I had heard of Bozeman’s Big Sky Aikido from seminar flyers and some previous research, but had yet to visit or train under Olson Sensei. With classes most days of the week and a scheduled that covers basic, general, advanced, and weapons, my pre-visit impression of the dojo was that it was a pretty well-rounded place.
Fully ready for the 6:30 class on Tuesday, I arrived 30 minutes early to sign waivers and get used to the space. Getting out of the car, I was greeted by sounds of “Hey-ho! Hey ho!” which is a warm-up whose sounds I know. Shit, class started at 6. After debating on whether or not to head home, I walked in the door with the idea that I would just watch. A senior student stepped off the mat to greet me and invited me to join, so I suited up.
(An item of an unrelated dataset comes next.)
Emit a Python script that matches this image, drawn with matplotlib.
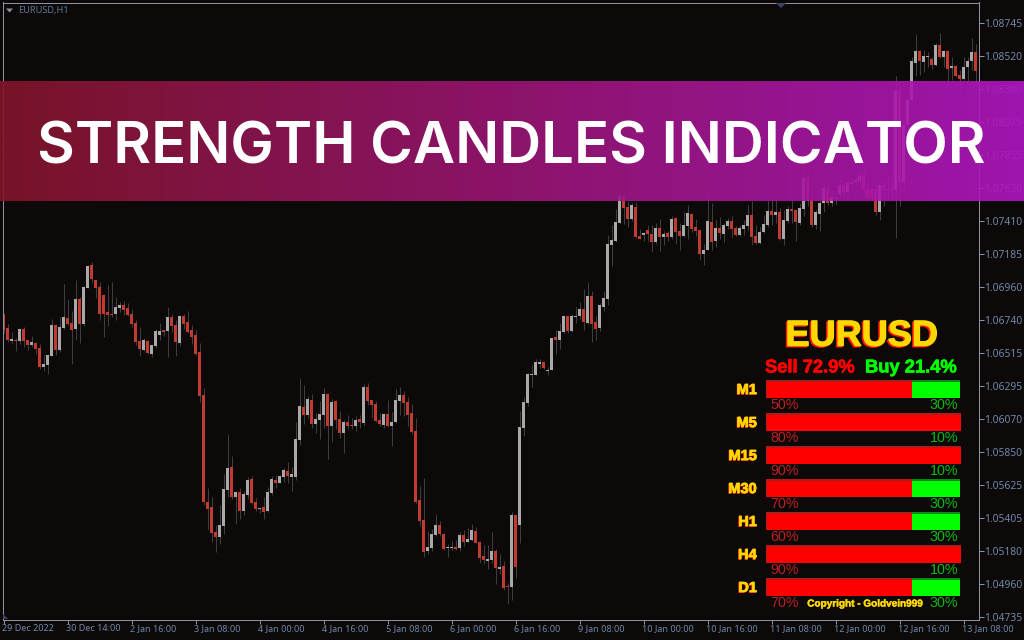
import numpy as np
import matplotlib
matplotlib.use("Agg")
import matplotlib.pyplot as plt
from matplotlib.patches import Polygon
from matplotlib.transforms import ScaledTranslation
import matplotlib.patheffects as pe

# --- candle data, in 1e-5 price units -------------------------------------------------
directions = ("RRGRGRRGRR" "GGGRGGRRGR" "GGRRRRRRGG" "RRRRRGRGGG" "RGRRGRRRRR"
              "RRRRGGGRGR" "GGRRGRGGRG" "GRGGGRGRGG" "GRGRRGRRGR" "GRRRRGRGGG"
              "RRRRRRGGGR" "RGGRGRGGRR" "RGGRGRRGRG" "GGGGGRGGRG" "GRGGGRGRRG"
              "GGGGGRRGRR" "GRRGRGRGRR" "GGRRRGGRGR" "GGRRGGGRRG" "GGRGRGGRRG"
              "GRRGGGRGGG" "RGGGGRRRRG" "RRRGRGGGGR" "GGRGRGRGRR" "GGGR")
body_top = [
106780,106686,106611,106605,106679,106679,106605,106591,106584,106550,
106442,106503,106706,106706,106692,106760,106753,106719,106881,106881,
106962,107104,107111,107010,106962,106908,106794,106780,106827,106841,
106841,106820,106780,106719,106598,106605,106598,106571,106665,106665,
106672,106760,106760,106706,106767,106767,106726,106672,106638,106523,
106233,105511,105477,105309,105356,105599,105740,105747,105578,105578,
105565,105660,105666,105511,105470,105478,105579,105667,105660,105687,
105728,105721,105701,105937,106160,106153,106207,106200,106072,106106,
106241,106241,106187,106193,106072,106052,106052,106031,106065,106072,
106288,106288,106200,106173,106065,106106,106106,106052,106200,106234,
106234,106187,106112,105991,105525,105390,105208,105296,105356,105356,
105296,105208,105208,105208,105289,105289,105262,105323,105316,105242,
105147,105127,105181,105181,105073,105080,104945,105424,105424,106018,
106187,106376,106375,106456,106456,106456,106402,106618,106625,106665,
106767,106767,106767,106767,106814,106814,106902,106902,106726,106841,
106888,107253,107280,107401,107577,107577,107502,107516,107502,107306,
107327,107347,107320,107360,107360,107320,107327,107421,107428,107340,
107381,107462,107455,107367,107347,107212,107408,107401,107360,107360,
107381,107408,107408,107360,107360,107381,107449,107449,107307,107334,
107388,107476,107476,107469,107469,107415,107489,107489,107483,107496,
107699,107699,107550,107469,107530,107631,107624,107570,107570,107651,
107651,107665,107671,107685,107712,107719,107624,107624,107624,107651,
107651,107624,107624,108286,108293,108056,108225,108488,108556,108556,
108522,108522,108502,108596,108596,108556,108556,108455,108455,108394,
108448,108488,108549,108549]
body_bottom = [
106672,106605,106598,106598,106598,106598,106571,106571,106544,106422,
106422,106436,106496,106537,106537,106686,106712,106672,106679,106712,
106712,106956,107016,106956,106780,106780,106773,106773,106780,106820,
106807,106773,106712,106591,106544,106537,106517,106510,106564,106638,
106659,106665,106699,106591,106584,106712,106659,106625,106510,106226,
105511,105464,105302,105275,105275,105349,105592,105545,105545,105450,
105450,105558,105504,105464,105464,105444,105451,105572,105640,105640,
105680,105687,105680,105680,105930,106099,106099,106038,106038,106065,
106099,106025,106025,106065,105977,105977,106025,106025,106025,106052,
106045,106193,106166,106058,106038,106031,106025,106025,106052,106193,
106180,106099,105984,105512,105383,105174,105181,105201,105289,105296,
105194,105201,105201,105194,105201,105242,105242,105255,105235,105134,
105120,105113,105120,105066,105059,104931,104938,104938,105073,105356,
106011,106180,106368,106368,106443,106416,106395,106402,106605,106605,
106659,106665,106665,106760,106767,106726,106719,106712,106679,106685,
106827,106881,107246,107273,107394,107496,107421,107421,107300,107286,
107313,107320,107266,107266,107300,107300,107300,107300,107333,107306,
107306,107374,107354,107340,107185,107185,107212,107266,107273,107327,
107320,107374,107354,107313,107313,107354,107375,107300,107260,107260,
107334,107381,107449,107449,107287,107287,107408,107476,107402,107395,
107489,107543,107381,107381,107456,107530,107530,107530,107563,107590,
107604,107604,107658,107671,107678,107618,107563,107563,107469,107469,
107618,107618,107613,107618,107672,107672,108056,108225,108475,108488,
108482,108515,108461,108461,108515,108515,108434,108441,108387,108367,
108367,108448,108488,108421]
highs = [
106780,106712,106659,106618,106686,106692,106605,106632,106591,106578,
106503,106510,106746,106712,106760,106983,106881,106800,107010,106895,
106969,107111,107131,107010,106996,106915,106976,106996,106895,106861,
106868,106854,106814,106740,106692,106618,106605,106571,106679,106719,
106672,106827,106780,106740,106773,106780,106800,106706,106672,106584,
106280,105605,105545,105356,105491,105700,105970,105822,105585,105605,
105585,105680,105686,105538,105470,105545,105613,105687,105694,105694,
105741,105782,105748,106052,106349,106301,106227,106241,106112,106193,
106281,106247,106207,106200,106126,106065,106099,106079,106092,106099,
106308,106315,106200,106193,106112,106106,106200,106119,106274,106288,
106261,106220,106173,106079,105620,105674,105316,105329,105431,105383,
105302,105228,105248,105255,105309,105323,105336,105363,105343,105248,
105221,105221,105309,105194,105161,105113,104965,105444,105431,106126,
106220,106382,106436,106476,106476,106456,106422,106618,106672,106719,
106773,106767,106780,106827,106861,106949,106996,106935,106767,106854,
106935,107313,107381,107489,107597,107597,107543,107529,107536,107354,
107333,107381,107381,107394,107421,107340,107340,107441,107435,107394,
107469,107516,107462,107421,107354,107252,107590,107529,107414,107435,
107394,107428,107441,107374,107381,107415,107516,107543,107381,107370,
107449,107550,107550,107572,107494,107483,107510,107550,107483,107532,
107775,107753,107618,107483,107572,107685,107662,107618,107606,107685,
107685,107707,107707,107719,107753,107741,107662,107651,107651,107685,
107685,107707,107685,108387,108315,108100,108240,108518,108671,108563,
108563,108549,108518,108608,108677,108563,108563,108518,108461,108428,
108518,108518,108644,108603]
lows = [
106654,106591,106584,106530,106578,106557,106537,106557,106510,106409,
106395,106375,106496,106503,106523,106679,106706,106442,106605,106584,
106699,106956,106996,106888,106740,106625,106699,106760,106740,106794,
106773,106767,106692,106571,106496,106530,106510,106490,106550,106605,
106632,106490,106659,106496,106564,106679,106652,106578,106503,106186,
105491,105329,105241,105176,105228,105295,105545,105531,105362,105396,
105423,105531,105498,105450,105437,105397,105444,105559,105606,105640,
105647,105640,105586,105660,105896,106038,106079,106011,105977,105937,
106011,105802,105916,106004,105944,105842,106004,106004,105991,106011,
106025,106166,106079,106052,106025,106011,106018,105890,106045,106099,
106092,106025,105971,105505,105350,105140,105161,105181,105282,105282,
105188,105140,105188,105188,105181,105215,105242,105248,105235,105100,
105093,105059,105100,104958,105026,104918,104823,104850,104999,105235,
105957,106160,106287,106368,106416,106409,106368,106402,106510,106544,
106652,106652,106659,106719,106746,106672,106712,106591,106605,106665,
106800,106841,107104,107266,107394,107387,107367,107408,107293,107286,
107273,107273,107198,107252,107205,107246,107273,107286,107252,107212,
107300,107286,107333,107306,107144,107111,107212,107212,107232,107286,
107266,107354,107300,107306,107306,107314,107348,107246,107253,107253,
107325,107370,107381,107393,107280,107246,107393,107393,107273,107381,
107442,107510,107370,107354,107341,107469,107516,107510,107516,107572,
107572,107583,107640,107640,107640,107606,107557,107550,107449,107415,
107510,107572,107550,107294,107510,107600,107990,108218,108387,108394,
108416,108450,108434,108455,108509,108450,108315,108360,108378,108293,
108360,108353,108428,108338]

price_ticks = ["1.04735","1.04960","1.05180","1.05405","1.05625","1.05850","1.06070",
               "1.06295","1.06515","1.06740","1.06960","1.07185","1.07410","1.07630",
               "1.07855","1.08075","1.08300","1.08520","1.08745"]
time_labels = ["29 Dec 2022","30 Dec 14:00","2 Jan 16:00","3 Jan 08:00","4 Jan 00:00",
               "4 Jan 16:00","5 Jan 08:00","6 Jan 00:00","6 Jan 16:00","9 Jan 08:00",
               "10 Jan 00:00","10 Jan 16:00","11 Jan 08:00","12 Jan 00:00","12 Jan 16:00",
               "13 Jan 08:00"]

# --- dashboard data -------------------------------------------------------------------
timeframes = ["M1","M5","M15","M30","H1","H4","D1"]
buy_share = [25,0,0,25,25,0,25]
sell_pct = [50,80,90,70,60,90,70]
buy_pct = [30,10,10,30,30,10,30]
sell_total = "Sell 72.9%"
buy_total = "Buy 21.4%"
symbol = "EURUSD"

BG = "#0c0908"
W, H = 1024, 640
AXIS = "#8a92a6"
LABEL = "#7088aa"
SANS = "Noto Sans"
ARIAL = "Liberation Sans"

fig = plt.figure(figsize=(W/100, H/100), dpi=100, facecolor=BG)

def box(l, t, r, b):
    return [l/W, 1-b/H, (r-l)/W, (b-t)/H]

# --- price chart ----------------------------------------------------------------------
ax = fig.add_axes(box(2.5, 2.5, 978.5, 619.5), facecolor=BG)
idx = np.arange(len(body_top))
top = np.array(body_top)/1e5
bot = np.array(body_bottom)/1e5
hi = np.array(highs)/1e5
lo = np.array(lows)/1e5
colors = ["#c03c2e" if d == "R" else "#a9a9a9" for d in directions]
ax.vlines(idx, lo, hi, color="#3e3e40", lw=0.72, zorder=1)
ax.bar(idx, np.maximum(top-bot, 0.00007), bottom=bot, width=0.75, color=colors, lw=0, zorder=2)
ax.set_xlim(-0.25, 243.75)
ax.set_ylim(1.04718, 1.08883)
ax.yaxis.tick_right()
ax.set_yticks([float(t) for t in price_ticks], price_ticks, fontfamily=SANS, fontsize=7.4, color=LABEL)
ax.set_xticks(np.arange(len(time_labels))*16, time_labels, fontfamily=SANS, fontsize=6.5, color=LABEL, ha="left")
ax.tick_params(axis="y", length=3.5, width=0.72, color=AXIS, pad=0.3)
ax.tick_params(axis="x", length=3, width=0.72, color=AXIS, pad=0.4)
shift_left = ScaledTranslation(-1.5/100, 0, fig.dpi_scale_trans)
for lab in ax.get_xticklabels():
    lab.set_transform(lab.get_transform()+shift_left)
for s in ax.spines.values():
    s.set_color(AXIS)
    s.set_linewidth(0.72)
ax.text(18/W, 1-10/H, "EURUSD,H1", transform=fig.transFigure, family=SANS, fontsize=6.6,
        color="#5f7896", va="center", ha="left")
fig.add_artist(Polygon([[6/W,1-8.5/H],[13/W,1-8.5/H],[9.5/W,1-12.5/H]], transform=fig.transFigure, color="#8a92a6", lw=0))
fig.add_artist(Polygon([[776/W,1-3/H],[786/W,1-3/H],[781/W,1-8/H]], transform=fig.transFigure, color="#3a4468", lw=0))
fig.add_artist(Polygon([[3/W,1-614/H],[3/W,1-619/H],[8/W,1-619/H]], transform=fig.transFigure, color="#3a4468", lw=0))

# --- dashboard ------------------------------------------------------------------------
pan = fig.add_axes(box(766, 372.5, 961, 603.5))
pan.patch.set_alpha(0)
pan.axis("off")
pan.set_xlim(0, 100)
pan.set_ylim(6.5, -0.5)
rows = np.arange(len(timeframes))
full = 18/33
inner = 16/33
shift = 1/33
buy = np.array(buy_share)
sell = 100-buy
pan.barh(rows, sell, height=full, color="#b01c1c", lw=0)
pan.barh(rows+shift, sell-0.6, left=0.6, height=inner, color="#ff0000", lw=0)
pan.barh(rows, np.maximum(buy-0.3, 0), left=sell, height=full, color="#0a8a1a", lw=0)
pan.barh(rows+shift, np.maximum(buy-0.3, 0), left=sell, height=inner, color="#00ff00", lw=0)

def label(x, y, s, dx=0, dy=0, shadow=None, sdx=-1.2, sdy=-0.8, stroke=0, color="white", **kw):
    px = 0.72
    fx = [pe.withStroke(linewidth=stroke, foreground=color)] if stroke else []
    if shadow:
        fx2 = [pe.withStroke(linewidth=stroke, foreground=shadow)] if stroke else []
        pan.annotate(s, (x, y), xytext=((dx+sdx)*px, (dy+sdy)*px), textcoords="offset points",
                     color=shadow, annotation_clip=False, path_effects=fx2, **kw)
    pan.annotate(s, (x, y), xytext=(dx*px, dy*px), textcoords="offset points",
                 color=color, annotation_clip=False, path_effects=fx, **kw)

bold = dict(family=ARIAL, weight="bold", va="center")
label(49, -1.6, symbol, ha="center", fontsize=26, color="#ffd800", shadow="#ff1010",
      sdx=-1.5, sdy=-1.2, stroke=0.9, **bold)
label(0, -0.64, sell_total, dx=-1, ha="left", fontsize=13.2, color="#ff0000", stroke=0.5, **bold)
label(100, -0.64, buy_total, dx=-4, ha="right", fontsize=13.2, color="#00ff00", stroke=0.5, **bold)
for i, tf in enumerate(timeframes):
    label(0, i+0.03, tf, dx=-9, ha="right", fontsize=10.5, color="#ffd800", shadow="#ff2010",
          sdx=-0.6, sdy=-0.5, stroke=0.5, **bold)
    label(0, i+0.49, f"{sell_pct[i]}%", dx=4, ha="left", va="center", family=ARIAL, fontsize=10.3, color="#b82222")
    label(100, i+0.49, f"{buy_pct[i]}%", dx=-3, ha="right", va="center", family=ARIAL, fontsize=10.3, color="#0cb814")
label(50.8, 6.5, "Copyright - Goldvein999", ha="center", fontsize=7.2, color="#ffd800", stroke=0.3, **bold)

# --- banner ---------------------------------------------------------------------------
ban = fig.add_axes(box(0, 81, W, 201))
ban.axis("off")
ban.patch.set_alpha(0)
grad = np.zeros((1, 256, 4))
t = np.linspace(0, 1, 256)
grad[0, :, 0] = 131+(175-131)*t
grad[0, :, 1] = 21+(23-21)*t
grad[0, :, 2] = 43+(191-43)*t
grad[0, :, :3] /= 255
grad[0, :, 3] = 0.91
ban.imshow(grad, extent=[0, 1, 0, 1], aspect="auto", interpolation="bilinear", transform=ban.transAxes)
ban.set_xlim(0, 1)
ban.set_ylim(0, 1)
ban.text(511.5/W, (201-163)/120, "STRENGTH CANDLES INDICATOR", transform=ban.transAxes,
         ha="center", va="baseline", color="white", family="Inter", weight="semibold", fontsize=41.8)

fig.savefig("out.png", dpi=100, facecolor=BG)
Olson sensei’s general classes more focus more on performing Aikido and exploring concepts from movement than with technique per se. The structure of the lesson was evident as sensei worked slowly from how to position oneself to how to connect to eventually “doing” some technique. He spent very little time talking about technique, emphasizing instead how to present and hold oneself in preparation for interacting with one’s partner. And I will say this for sensei; his mai-ai was superb. Several times he would ask uke to back up so that he could demonstrate how you can set up the technique from half a room away. As such, when it came time to touch uke, he hardly had to move. I’ve been very interested this year in establishing the interaction so that everything is finished before it starts and this was basically a lesson all about that.
Sensei also spoke about “PPP”. I can’t remember the full acronym now, but the point was to practice deliberately and purposefully. He reminded us several times to slow down and make sure that our movements were precise and accurate. Basically, it was all about training one’s body reflexes. I ate it up.
While I only attended one class, I’d love to go back. Sensei’s style and emphasis align with my interests these days and the other students’ waza was a great joy to play with. I’m looking forward to going back some day.